Desejo das pessoas pela fofoca
O texto é assinado pela atriz e dramaturga Michelle Ferreira, que se debruçou sobre entrevistas já protagonizadas por Marília e Theodoro e entrevistou ela própria os dois, tanto em conjunto quanto individualmente.
Nem mesmo os pontos mais cabeludos da linha do tempo da mãe e do filho escapam ao roteiro da peça, que tem direção de Bruno Guida.
— Tratamos de assuntos sobre os quais não aguentamos mais falar, que já encheram o nosso saco — comenta Theodoro. — No primeiro momento, veio à cabeça: "Vamos ter que falar de novo de Madonna? Falar de novo do Gianecchini? Que pobreza de conteúdo". Mas são coisas que fazem parte da nossa história. E as pessoas realmente vão a delírio nesses momentos, porque há aquela crueldade humana, aquele desejo pela fofoca, por saber o que é verdade e o que não é. Até isso o espetáculo contempla — detalha.

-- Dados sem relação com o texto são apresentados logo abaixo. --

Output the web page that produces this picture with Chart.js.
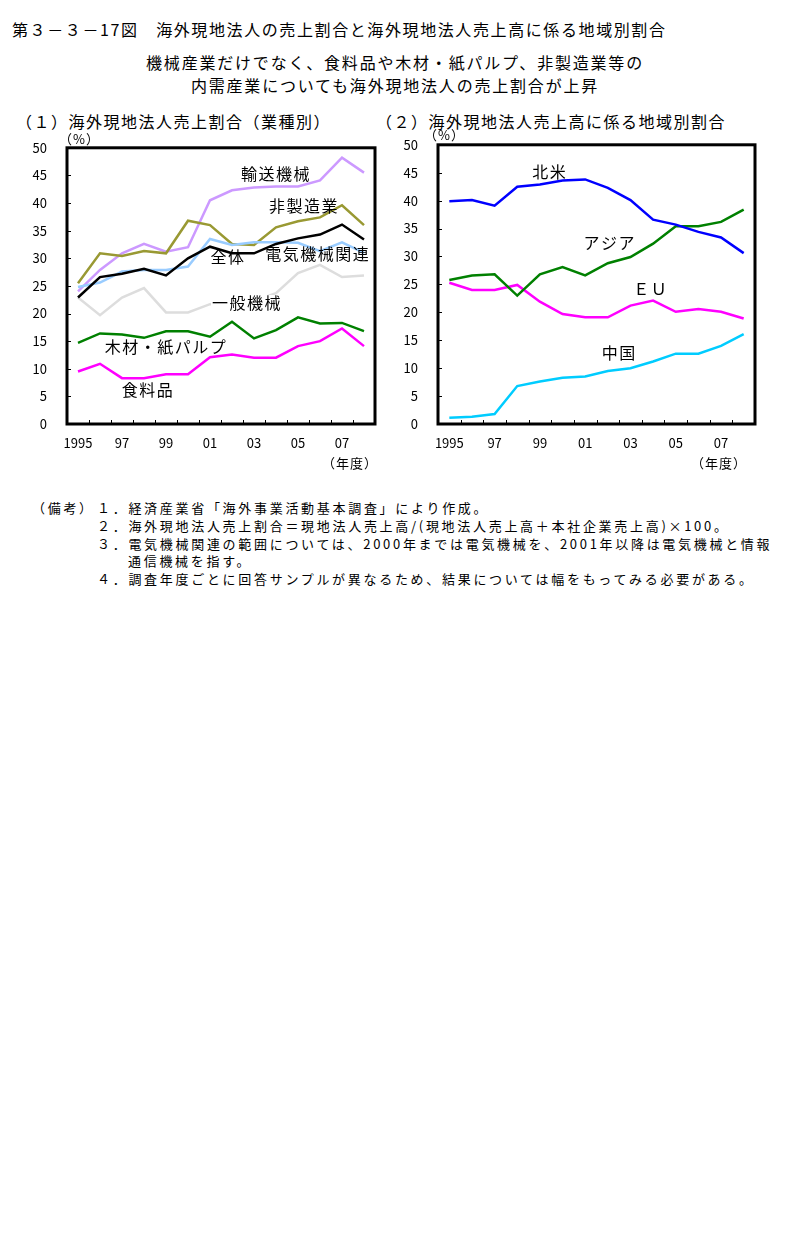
<!DOCTYPE html>
<html lang="ja">
<head>
<meta charset="utf-8">
<script src="https://cdn.jsdelivr.net/npm/chart.js@4.4.0/dist/chart.umd.min.js"></script>
<style>
  body { margin: 0; background: #fff; color: #000; font-family: "Noto Sans CJK JP", sans-serif; }
  #page { position: relative; width: 803px; height: 1238px; overflow: hidden; background: #fff; }
  .t { position: absolute; white-space: nowrap; line-height: 1; }
  .title { font-size: 16px; letter-spacing: 1.6px; }
  .sub { font-size: 16px; letter-spacing: 1.8px; left: 0; width: 790px; text-align: center; }
  .small { font-size: 13px; letter-spacing: 1px; }
  .note { font-size: 13px; letter-spacing: 2.7px; }
  canvas { position: absolute; }
</style>
</head>
<body>
<div id="page">
  <div class="t title" style="left:12px; top:21px;">第３－３－17図　海外現地法人の売上割合と海外現地法人売上高に係る地域別割合</div>
  <div class="t sub" style="top:54px;">機械産業だけでなく、食料品や木材・紙パルプ、非製造業等の</div>
  <div class="t sub" style="top:77px;">内需産業についても海外現地法人の売上割合が上昇</div>
  <div class="t title" style="left:16px; top:113px; letter-spacing:1.5px;">（１）海外現地法人売上割合（業種別）</div>
  <div class="t title" style="left:376px; top:113px; letter-spacing:1.5px;">（２）海外現地法人売上高に係る地域別割合</div>

  <canvas id="chartIndustry" width="392" height="360" style="left:0px; top:120px;"></canvas>
  <canvas id="chartRegion" width="400" height="363" style="left:400px; top:117px;"></canvas>

  <div class="t small" style="left:59px; top:132px;">（%）</div>
  <div class="t small" style="left:424px; top:128px;">（%）</div>
  <div class="t small" style="left:322px; top:456px;">（年度）</div>
  <div class="t small" style="left:691px; top:456px;">（年度）</div>

  <div class="t note" style="left:32px; top:501px;">（備考）</div>
  <div class="t note" style="left:97px; top:501px;">１．経済産業省「海外事業活動基本調査」により作成。</div>
  <div class="t note" style="left:97px; top:519px;">２．海外現地法人売上割合＝現地法人売上高/(現地法人売上高＋本社企業売上高)×100。</div>
  <div class="t note" style="left:97px; top:537px;">３．電気機械関連の範囲については、2000年までは電気機械を、2001年以降は電気機械と情報</div>
  <div class="t note" style="left:128px; top:554px;">通信機械を指す。</div>
  <div class="t note" style="left:97px; top:572px;">４．調査年度ごとに回答サンプルが異なるため、結果については幅をもってみる必要がある。</div>
</div>

<script>
// 年度（カテゴリ）と目盛りラベル
const years = ['1995', '96', '97', '98', '99', '2000', '01', '02', '03', '04', '05', '06', '07', '08'];
const yearTickLabels = ['1995', '', '97', '', '99', '', '01', '', '03', '', '05', '', '07', ''];
const percentTicks = [0, 5, 10, 15, 20, 25, 30, 35, 40, 45, 50];

// (1) 業種別 海外現地法人売上割合（%）
const yusouKikai   = [24.0, 27.9, 30.9, 32.6, 31.2, 32.0, 40.5, 42.3, 42.8, 43.0, 43.0, 44.1, 48.2, 45.5];
const hiseizougyou = [25.5, 30.9, 30.4, 31.3, 30.9, 36.8, 36.0, 32.6, 32.4, 35.6, 36.7, 37.4, 39.6, 36.0];
const zentai       = [22.9, 26.6, 27.2, 28.1, 26.9, 30.0, 32.1, 30.9, 30.9, 32.6, 33.6, 34.3, 36.1, 33.4];
const denkiKikai   = [24.8, 25.6, 27.6, 27.9, 27.9, 28.5, 33.5, 32.4, 32.9, 32.9, 32.8, 31.3, 32.9, 31.0];
const ippanKikai   = [22.9, 19.7, 22.9, 24.6, 20.2, 20.2, 21.7, 22.0, 22.3, 23.7, 27.3, 28.8, 26.6, 26.9];
const mokuzaiPulp  = [14.7, 16.4, 16.2, 15.6, 16.8, 16.8, 15.8, 18.5, 15.5, 17.0, 19.3, 18.2, 18.3, 16.8];
const shokuryouhin = [9.5, 10.9, 8.3, 8.3, 9.0, 9.0, 12.1, 12.6, 12.0, 12.0, 14.1, 15.0, 17.3, 14.1];

// (2) 地域別割合（%）
const hokubei = [39.9, 40.1, 39.1, 42.5, 42.9, 43.6, 43.8, 42.3, 40.1, 36.6, 35.7, 34.4, 33.4, 30.6];
const asia    = [25.8, 26.6, 26.8, 23.0, 26.8, 28.1, 26.6, 28.8, 29.9, 32.3, 35.4, 35.4, 36.2, 38.4];
const eu      = [25.3, 24.0, 24.0, 24.9, 21.9, 19.7, 19.1, 19.1, 21.2, 22.1, 20.1, 20.6, 20.1, 18.9];
const chugoku = [1.1, 1.3, 1.8, 6.8, 7.6, 8.3, 8.5, 9.5, 10.0, 11.2, 12.6, 12.6, 14.0, 16.1];

const FONT = '"Noto Sans CJK JP", sans-serif';

// 線の横に置く系列名（位置は軸の値で指定）
const industryNotes = [
  { text: '輸送機械', i: 9.0, v: 45.3 },
  { text: '非製造業', i: 10.27, v: 39.5 },
  { text: '全体', i: 6.82, v: 30.25 },
  { text: '電気機械関連', i: 10.9, v: 30.8 },
  { text: '一般機械', i: 7.68, v: 21.9, bg: true },
  { text: '木材・紙パルプ', i: 4.0, v: 14.0 },
  { text: '食料品', i: 3.18, v: 6.1 }
];
const regionNotes = [
  { text: '北米', i: 4.44, v: 45.2 },
  { text: 'アジア', i: 7.09, v: 32.5 },
  { text: 'ＥＵ', i: 8.9, v: 24.2 },
  { text: '中国', i: 7.5, v: 12.7 }
];

// 枠線と内向きの目盛り
const boxPlugin = {
  id: 'box',
  afterDraw(chart) {
    const ctx = chart.ctx;
    const a = chart.chartArea;
    const x = chart.scales.x;
    const y = chart.scales.y;
    ctx.save();
    ctx.strokeStyle = '#000';
    ctx.lineWidth = 1;
    ctx.beginPath();
    for (let i = 1; i < years.length; i++) {
      const px = Math.round((x.getPixelForValue(i - 1) + x.getPixelForValue(i)) / 2) + 0.5;
      ctx.moveTo(px, a.bottom);
      ctx.lineTo(px, a.bottom - 4);
    }
    y.ticks.forEach(t => {
      const py = Math.round(y.getPixelForValue(t.value)) + 0.5;
      ctx.moveTo(a.left, py);
      ctx.lineTo(a.left + 4, py);
    });
    ctx.stroke();
    ctx.lineWidth = 3;
    ctx.strokeRect(a.left, a.top, a.right - a.left, a.bottom - a.top);
    ctx.restore();
  }
};

// 系列名の描画
const notePlugin = {
  id: 'notes',
  afterDatasetsDraw(chart, args, opts) {
    const ctx = chart.ctx;
    const x = chart.scales.x;
    const y = chart.scales.y;
    ctx.save();
    ctx.font = '16px ' + FONT;
    ctx.letterSpacing = '1.5px';
    ctx.textAlign = 'center';
    ctx.textBaseline = 'middle';
    (opts.items || []).forEach(n => {
      const px = x.getPixelForValue(n.i);
      const py = y.getPixelForValue(n.v);
      if (n.bg) {
        const w = ctx.measureText(n.text).width;
        ctx.fillStyle = '#fff';
        ctx.fillRect(px - w / 2 - 1, py - 8, w + 2, 16);
      }
      ctx.fillStyle = '#000';
      ctx.fillText(n.text, px, py);
    });
    ctx.restore();
  }
};

function serie(data, color) {
  return { data: data, borderColor: color, backgroundColor: color, borderWidth: 2.5, pointRadius: 0, tension: 0, fill: false };
}

function makeChart(id, datasets, notes, yWidth, padRight) {
  return new Chart(document.getElementById(id), {
    type: 'line',
    data: { labels: years, datasets: datasets },
    options: {
      responsive: false,
      animation: false,
      layout: { padding: { top: 12, right: padRight, left: 0, bottom: 0 } },
      plugins: { legend: { display: false }, tooltip: { enabled: false }, notes: { items: notes } },
      scales: {
        x: {
          offset: true,
          grid: { display: false, drawTicks: false },
          border: { display: false },
          ticks: {
            autoSkip: false, maxRotation: 0, padding: 11, color: '#000',
            font: { family: FONT, size: 13 },
            callback: (v, i) => yearTickLabels[i]
          },
          afterFit: s => { s.height = 56; }
        },
        y: {
          min: 0, max: 50,
          grid: { display: false, drawTicks: false },
          border: { display: false },
          afterBuildTicks: s => { s.ticks = percentTicks.map(v => ({ value: v })); },
          ticks: { padding: 20, color: '#000', font: { family: FONT, size: 13 } },
          afterFit: s => { s.width = yWidth; }
        }
      }
    },
    plugins: [boxPlugin, notePlugin]
  });
}

makeChart('chartIndustry', [
  serie(zentai, '#000000'),
  serie(denkiKikai, '#99CCFF'),
  serie(hiseizougyou, '#999933'),
  serie(yusouKikai, '#CC99FF'),
  serie(ippanKikai, '#DDDDDD'),
  serie(mokuzaiPulp, '#008000'),
  serie(shokuryouhin, '#FF00FF')
], industryNotes, 67, 17);

makeChart('chartRegion', [
  serie(hokubei, '#0000FF'),
  serie(asia, '#008000'),
  serie(eu, '#FF00FF'),
  serie(chugoku, '#00CCFF')
], regionNotes, 38, 45);
</script>
</body>
</html>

Conforme o ator, A Última Entrevista de Marília Gabriela é uma montagem contemporânea e de espírito dinâmico, que mistura diferentes linguagens e, por vezes, imbrica até mesmo as identidades retratadas em cena. Já o humor irônico, que marca a personalidade dele e a da mãe, é o que Theodoro considera o trunfo do espetáculo.
— É uma peça muito de acordo com o TDAH (transtorno do déficit de atenção com hiperatividade) generalizado que todos temos, pois passa pela comédia, pela tragédia, pelo musical, pelo vídeo, pela participação do púbico, pela quebra da quarta parede... A plateia não tem tempo de cansar, porque recebe muitos estímulos diferentes. E ao mesmo tempo em que tudo parece pesado e cruel, há o requinte da ironia. Acho que o nosso grande mérito é conseguir usar esse humor e essa ironia para tratar de questões que são muito doídas.
Culpa materna
Entre as dores retratadas em cena está a que deu origem à peça, cujo insight inicial partiu de Marília Gabriela. Reconhecida pela carreira como jornalista e apresentadora, mas também pelo trabalho como atriz, ela revela ter passado anos de sua vida convivendo com uma "culpa materna" por sentir que o seu sucesso pessoal acabava por ofuscar o dos filhos (Theodoro, que é ator, figurinista e apresentador, e Cristiano, ator e jornalista).
Para Marília, estar ao palco ao lado do caçula era, além de uma experiência que valia a pena ser vivida, uma forma de devolver a ele os holofotes:
— Theodoro é formado em arte dramática, eu não. Fiquei famosa por outras razões e acabei sendo convidada para fazer novelas, para atuar em espetáculos. Eu carregava uma culpa por ter roubado um pouco, ou bastante, a cena do meu filho. Escondi isso durante anos, fui vivendo a minha vida, fazendo a minha carreira, enquanto o Theodoro lidava com o fardo de ser meu filho. É uma questão que já está mais do que resolvida em mim, mas eu acho que me senti no dever e na vontade de devolver simbolicamente o palco para ele. E ele está magnífico, realmente maravilhoso.
O elogio não é um "corujismo" de mãe. As atuações de Theodoro e Marília vêm sendo aclamadas pela crítica, que ressalta o sucesso das temporadas realizadas por eles em São Paulo e no Rio de Janeiro.
Identificação com os gaúchos
Agora, os dois desembarcam com a montagem em Porto Alegre, abrigo de uma das plateias mais desejadas pelos dois.
— Já não tenho mais muita paciência para viajar, mas quando falaram que era para uma temporada no Rio Grande do Sul, em Porto Alegre, no Theatro São Pedro, eu gritei: "Quero!" — diverte-se Marília.
Theodoro completa:
— Me identifico muito com o conceito do gaúcho "faca na bota". Passo a vinda inteira tendo que me desculpar por parecer grosseiro, mas é só o meu jeito direto e honesto de ser. A minha mãe tem isso, eu ainda mais, e o povo gaúcho ainda mais (risos). Acho que a plateia vai se identificar muito com o espetáculo, porque ele também tem essa honestidade.
A Última Entrevista de Marília Gabriela
- Nesta sexta (6), às 20h; sábado (7), às 17h e 20h; e domingo (8), às 15h e 18h.
- Theatro São Pedro (Praça Marechal Deodoro, s/n), em Porto Alegre.
- Ingressos inteiros a partir de R$ 50, disponíveis no site do Theatro São Pedro. Também é possível comprar diretamente na bilheteria do local, duas horas antes do início dos espetáculos.